What needs to be done:
Skip the pictures. Reproduce all other material exactly.

Dataset excerpt:

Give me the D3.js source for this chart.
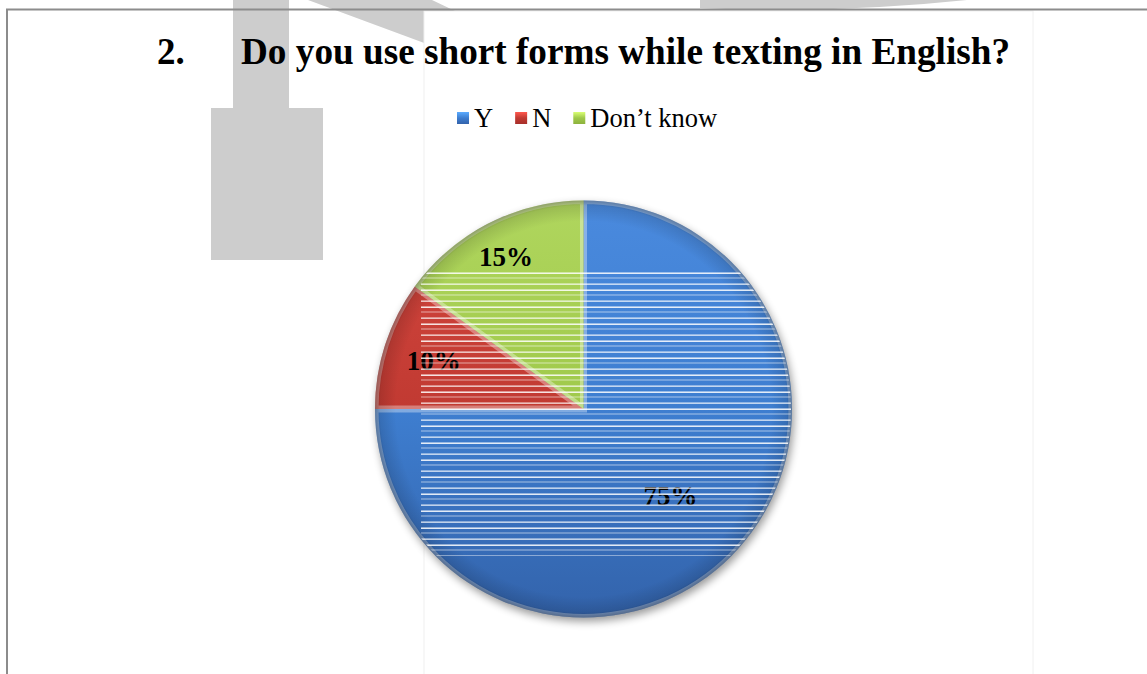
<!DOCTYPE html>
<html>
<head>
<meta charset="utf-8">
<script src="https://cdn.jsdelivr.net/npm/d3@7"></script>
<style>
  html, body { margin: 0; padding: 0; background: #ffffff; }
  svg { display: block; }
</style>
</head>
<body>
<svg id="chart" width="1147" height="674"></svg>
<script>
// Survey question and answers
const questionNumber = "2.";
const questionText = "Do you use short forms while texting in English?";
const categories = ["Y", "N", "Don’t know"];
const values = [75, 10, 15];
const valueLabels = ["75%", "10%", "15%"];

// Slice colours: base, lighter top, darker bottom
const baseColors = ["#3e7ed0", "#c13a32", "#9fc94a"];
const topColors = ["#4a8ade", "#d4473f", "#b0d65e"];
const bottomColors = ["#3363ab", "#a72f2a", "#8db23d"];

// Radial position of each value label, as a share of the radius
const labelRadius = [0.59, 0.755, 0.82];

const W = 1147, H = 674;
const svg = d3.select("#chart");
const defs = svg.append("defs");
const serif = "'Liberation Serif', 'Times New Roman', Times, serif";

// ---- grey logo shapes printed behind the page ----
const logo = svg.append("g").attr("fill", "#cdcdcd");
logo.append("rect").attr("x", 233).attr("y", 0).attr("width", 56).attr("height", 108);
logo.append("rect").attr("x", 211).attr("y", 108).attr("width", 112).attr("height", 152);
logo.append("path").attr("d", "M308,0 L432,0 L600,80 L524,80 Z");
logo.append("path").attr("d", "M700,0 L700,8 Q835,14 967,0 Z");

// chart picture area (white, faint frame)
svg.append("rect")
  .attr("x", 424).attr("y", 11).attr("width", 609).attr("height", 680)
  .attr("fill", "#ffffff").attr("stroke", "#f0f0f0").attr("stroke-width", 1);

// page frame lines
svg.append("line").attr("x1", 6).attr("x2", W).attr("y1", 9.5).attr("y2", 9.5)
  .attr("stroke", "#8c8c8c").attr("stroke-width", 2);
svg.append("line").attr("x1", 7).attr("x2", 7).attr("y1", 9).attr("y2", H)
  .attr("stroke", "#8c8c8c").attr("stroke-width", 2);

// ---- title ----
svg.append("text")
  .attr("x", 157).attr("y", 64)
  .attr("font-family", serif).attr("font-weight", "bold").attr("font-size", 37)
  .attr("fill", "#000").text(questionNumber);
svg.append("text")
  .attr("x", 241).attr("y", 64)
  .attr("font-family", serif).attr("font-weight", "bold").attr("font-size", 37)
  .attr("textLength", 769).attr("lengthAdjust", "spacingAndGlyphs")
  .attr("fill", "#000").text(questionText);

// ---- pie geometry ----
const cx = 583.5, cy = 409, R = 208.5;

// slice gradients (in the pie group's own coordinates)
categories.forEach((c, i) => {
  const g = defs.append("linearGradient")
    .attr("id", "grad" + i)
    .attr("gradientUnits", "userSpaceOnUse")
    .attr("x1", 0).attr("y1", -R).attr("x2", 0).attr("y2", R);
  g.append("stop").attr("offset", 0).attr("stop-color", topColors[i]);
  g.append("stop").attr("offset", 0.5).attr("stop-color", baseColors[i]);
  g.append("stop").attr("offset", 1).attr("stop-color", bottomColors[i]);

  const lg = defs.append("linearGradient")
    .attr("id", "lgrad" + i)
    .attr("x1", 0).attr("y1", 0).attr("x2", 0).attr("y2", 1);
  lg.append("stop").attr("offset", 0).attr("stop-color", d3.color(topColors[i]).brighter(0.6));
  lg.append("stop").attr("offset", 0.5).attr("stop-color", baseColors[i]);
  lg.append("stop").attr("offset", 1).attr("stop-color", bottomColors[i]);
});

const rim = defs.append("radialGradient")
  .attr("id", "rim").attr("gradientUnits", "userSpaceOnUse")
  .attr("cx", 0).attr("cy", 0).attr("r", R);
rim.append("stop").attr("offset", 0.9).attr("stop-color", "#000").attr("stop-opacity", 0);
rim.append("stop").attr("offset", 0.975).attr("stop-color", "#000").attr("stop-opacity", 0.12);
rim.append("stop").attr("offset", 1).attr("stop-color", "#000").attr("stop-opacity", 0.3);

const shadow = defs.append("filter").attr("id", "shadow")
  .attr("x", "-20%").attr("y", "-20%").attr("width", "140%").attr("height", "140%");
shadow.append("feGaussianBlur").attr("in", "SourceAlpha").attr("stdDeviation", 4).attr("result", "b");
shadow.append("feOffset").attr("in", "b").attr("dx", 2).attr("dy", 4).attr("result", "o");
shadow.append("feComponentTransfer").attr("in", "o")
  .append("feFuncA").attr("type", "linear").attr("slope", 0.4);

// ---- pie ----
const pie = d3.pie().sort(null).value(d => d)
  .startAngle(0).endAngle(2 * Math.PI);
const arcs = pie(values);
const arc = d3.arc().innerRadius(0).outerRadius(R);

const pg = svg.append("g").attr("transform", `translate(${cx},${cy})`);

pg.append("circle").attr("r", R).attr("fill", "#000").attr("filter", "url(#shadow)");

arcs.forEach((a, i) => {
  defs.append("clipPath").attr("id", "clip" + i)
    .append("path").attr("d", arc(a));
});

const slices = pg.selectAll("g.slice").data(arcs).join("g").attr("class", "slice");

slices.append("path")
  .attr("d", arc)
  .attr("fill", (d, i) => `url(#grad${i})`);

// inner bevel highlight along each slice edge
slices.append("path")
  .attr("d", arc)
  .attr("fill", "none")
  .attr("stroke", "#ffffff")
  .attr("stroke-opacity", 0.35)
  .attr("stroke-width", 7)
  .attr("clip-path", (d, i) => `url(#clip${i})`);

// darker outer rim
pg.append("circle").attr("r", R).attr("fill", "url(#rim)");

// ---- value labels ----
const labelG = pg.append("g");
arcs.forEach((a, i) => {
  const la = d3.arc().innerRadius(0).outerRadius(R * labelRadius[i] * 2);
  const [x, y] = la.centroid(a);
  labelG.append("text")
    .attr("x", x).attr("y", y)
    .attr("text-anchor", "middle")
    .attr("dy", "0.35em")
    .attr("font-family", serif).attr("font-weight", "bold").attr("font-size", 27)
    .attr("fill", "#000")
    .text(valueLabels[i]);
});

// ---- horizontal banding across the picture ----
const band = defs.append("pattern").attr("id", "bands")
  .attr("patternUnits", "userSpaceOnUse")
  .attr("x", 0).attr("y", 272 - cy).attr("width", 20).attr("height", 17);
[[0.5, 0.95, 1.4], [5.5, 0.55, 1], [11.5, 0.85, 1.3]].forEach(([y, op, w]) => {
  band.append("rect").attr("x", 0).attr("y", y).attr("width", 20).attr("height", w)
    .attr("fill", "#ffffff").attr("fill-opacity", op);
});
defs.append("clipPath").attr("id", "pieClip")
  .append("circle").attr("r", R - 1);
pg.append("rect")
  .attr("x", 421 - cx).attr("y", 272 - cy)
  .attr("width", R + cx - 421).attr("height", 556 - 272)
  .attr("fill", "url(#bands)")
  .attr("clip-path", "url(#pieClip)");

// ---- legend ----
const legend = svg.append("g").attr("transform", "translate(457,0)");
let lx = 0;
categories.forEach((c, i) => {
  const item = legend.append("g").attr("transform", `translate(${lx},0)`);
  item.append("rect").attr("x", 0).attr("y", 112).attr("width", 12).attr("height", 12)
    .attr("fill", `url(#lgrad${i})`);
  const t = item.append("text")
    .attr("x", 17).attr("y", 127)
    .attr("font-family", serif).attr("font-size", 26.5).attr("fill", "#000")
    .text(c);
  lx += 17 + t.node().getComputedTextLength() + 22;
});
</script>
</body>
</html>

Answer to this problem:
Give me the D3.js source for this chart.
<!DOCTYPE html>
<html>
<head>
<meta charset="utf-8">
<script src="https://cdn.jsdelivr.net/npm/d3@7"></script>
<style>
  html, body { margin: 0; padding: 0; background: #ffffff; }
  svg { display: block; }
</style>
</head>
<body>
<svg id="chart" width="1147" height="674"></svg>
<script>
// Survey question and answers
const questionNumber = "2.";
const questionText = "Do you use short forms while texting in English?";
const categories = ["Y", "N", "Don’t know"];
const values = [75, 10, 15];
const valueLabels = ["75%", "10%", "15%"];

// Slice colours: base, lighter top, darker bottom
const baseColors = ["#3e7ed0", "#c13a32", "#9fc94a"];
const topColors = ["#4a8ade", "#d4473f", "#b0d65e"];
const bottomColors = ["#3363ab", "#a72f2a", "#8db23d"];

// Radial position of each value label, as a share of the radius
const labelRadius = [0.59, 0.755, 0.82];

const W = 1147, H = 674;
const svg = d3.select("#chart");
const defs = svg.append("defs");
const serif = "'Liberation Serif', 'Times New Roman', Times, serif";

// ---- grey logo shapes printed behind the page ----
const logo = svg.append("g").attr("fill", "#cdcdcd");
logo.append("rect").attr("x", 233).attr("y", 0).attr("width", 56).attr("height", 108);
logo.append("rect").attr("x", 211).attr("y", 108).attr("width", 112).attr("height", 152);
logo.append("path").attr("d", "M308,0 L432,0 L600,80 L524,80 Z");
logo.append("path").attr("d", "M700,0 L700,8 Q835,14 967,0 Z");

// chart picture area (white, faint frame)
svg.append("rect")
  .attr("x", 424).attr("y", 11).attr("width", 609).attr("height", 680)
  .attr("fill", "#ffffff").attr("stroke", "#f0f0f0").attr("stroke-width", 1);

// page frame lines
svg.append("line").attr("x1", 6).attr("x2", W).attr("y1", 9.5).attr("y2", 9.5)
  .attr("stroke", "#8c8c8c").attr("stroke-width", 2);
svg.append("line").attr("x1", 7).attr("x2", 7).attr("y1", 9).attr("y2", H)
  .attr("stroke", "#8c8c8c").attr("stroke-width", 2);

// ---- title ----
svg.append("text")
  .attr("x", 157).attr("y", 64)
  .attr("font-family", serif).attr("font-weight", "bold").attr("font-size", 37)
  .attr("fill", "#000").text(questionNumber);
svg.append("text")
  .attr("x", 241).attr("y", 64)
  .attr("font-family", serif).attr("font-weight", "bold").attr("font-size", 37)
  .attr("textLength", 769).attr("lengthAdjust", "spacingAndGlyphs")
  .attr("fill", "#000").text(questionText);

// ---- pie geometry ----
const cx = 583.5, cy = 409, R = 208.5;

// slice gradients (in the pie group's own coordinates)
categories.forEach((c, i) => {
  const g = defs.append("linearGradient")
    .attr("id", "grad" + i)
    .attr("gradientUnits", "userSpaceOnUse")
    .attr("x1", 0).attr("y1", -R).attr("x2", 0).attr("y2", R);
  g.append("stop").attr("offset", 0).attr("stop-color", topColors[i]);
  g.append("stop").attr("offset", 0.5).attr("stop-color", baseColors[i]);
  g.append("stop").attr("offset", 1).attr("stop-color", bottomColors[i]);

  const lg = defs.append("linearGradient")
    .attr("id", "lgrad" + i)
    .attr("x1", 0).attr("y1", 0).attr("x2", 0).attr("y2", 1);
  lg.append("stop").attr("offset", 0).attr("stop-color", d3.color(topColors[i]).brighter(0.6));
  lg.append("stop").attr("offset", 0.5).attr("stop-color", baseColors[i]);
  lg.append("stop").attr("offset", 1).attr("stop-color", bottomColors[i]);
});

const rim = defs.append("radialGradient")
  .attr("id", "rim").attr("gradientUnits", "userSpaceOnUse")
  .attr("cx", 0).attr("cy", 0).attr("r", R);
rim.append("stop").attr("offset", 0.9).attr("stop-color", "#000").attr("stop-opacity", 0);
rim.append("stop").attr("offset", 0.975).attr("stop-color", "#000").attr("stop-opacity", 0.12);
rim.append("stop").attr("offset", 1).attr("stop-color", "#000").attr("stop-opacity", 0.3);

const shadow = defs.append("filter").attr("id", "shadow")
  .attr("x", "-20%").attr("y", "-20%").attr("width", "140%").attr("height", "140%");
shadow.append("feGaussianBlur").attr("in", "SourceAlpha").attr("stdDeviation", 4).attr("result", "b");
shadow.append("feOffset").attr("in", "b").attr("dx", 2).attr("dy", 4).attr("result", "o");
shadow.append("feComponentTransfer").attr("in", "o")
  .append("feFuncA").attr("type", "linear").attr("slope", 0.4);

// ---- pie ----
const pie = d3.pie().sort(null).value(d => d)
  .startAngle(0).endAngle(2 * Math.PI);
const arcs = pie(values);
const arc = d3.arc().innerRadius(0).outerRadius(R);

const pg = svg.append("g").attr("transform", `translate(${cx},${cy})`);

pg.append("circle").attr("r", R).attr("fill", "#000").attr("filter", "url(#shadow)");

arcs.forEach((a, i) => {
  defs.append("clipPath").attr("id", "clip" + i)
    .append("path").attr("d", arc(a));
});

const slices = pg.selectAll("g.slice").data(arcs).join("g").attr("class", "slice");

slices.append("path")
  .attr("d", arc)
  .attr("fill", (d, i) => `url(#grad${i})`);

// inner bevel highlight along each slice edge
slices.append("path")
  .attr("d", arc)
  .attr("fill", "none")
  .attr("stroke", "#ffffff")
  .attr("stroke-opacity", 0.35)
  .attr("stroke-width", 7)
  .attr("clip-path", (d, i) => `url(#clip${i})`);

// darker outer rim
pg.append("circle").attr("r", R).attr("fill", "url(#rim)");

// ---- value labels ----
const labelG = pg.append("g");
arcs.forEach((a, i) => {
  const la = d3.arc().innerRadius(0).outerRadius(R * labelRadius[i] * 2);
  const [x, y] = la.centroid(a);
  labelG.append("text")
    .attr("x", x).attr("y", y)
    .attr("text-anchor", "middle")
    .attr("dy", "0.35em")
    .attr("font-family", serif).attr("font-weight", "bold").attr("font-size", 27)
    .attr("fill", "#000")
    .text(valueLabels[i]);
});

// ---- horizontal banding across the picture ----
const band = defs.append("pattern").attr("id", "bands")
  .attr("patternUnits", "userSpaceOnUse")
  .attr("x", 0).attr("y", 272 - cy).attr("width", 20).attr("height", 17);
[[0.5, 0.95, 1.4], [5.5, 0.55, 1], [11.5, 0.85, 1.3]].forEach(([y, op, w]) => {
  band.append("rect").attr("x", 0).attr("y", y).attr("width", 20).attr("height", w)
    .attr("fill", "#ffffff").attr("fill-opacity", op);
});
defs.append("clipPath").attr("id", "pieClip")
  .append("circle").attr("r", R - 1);
pg.append("rect")
  .attr("x", 421 - cx).attr("y", 272 - cy)
  .attr("width", R + cx - 421).attr("height", 556 - 272)
  .attr("fill", "url(#bands)")
  .attr("clip-path", "url(#pieClip)");

// ---- legend ----
const legend = svg.append("g").attr("transform", "translate(457,0)");
let lx = 0;
categories.forEach((c, i) => {
  const item = legend.append("g").attr("transform", `translate(${lx},0)`);
  item.append("rect").attr("x", 0).attr("y", 112).attr("width", 12).attr("height", 12)
    .attr("fill", `url(#lgrad${i})`);
  const t = item.append("text")
    .attr("x", 17).attr("y", 127)
    .attr("font-family", serif).attr("font-size", 26.5).attr("fill", "#000")
    .text(c);
  lx += 17 + t.node().getComputedTextLength() + 22;
});
</script>
</body>
</html>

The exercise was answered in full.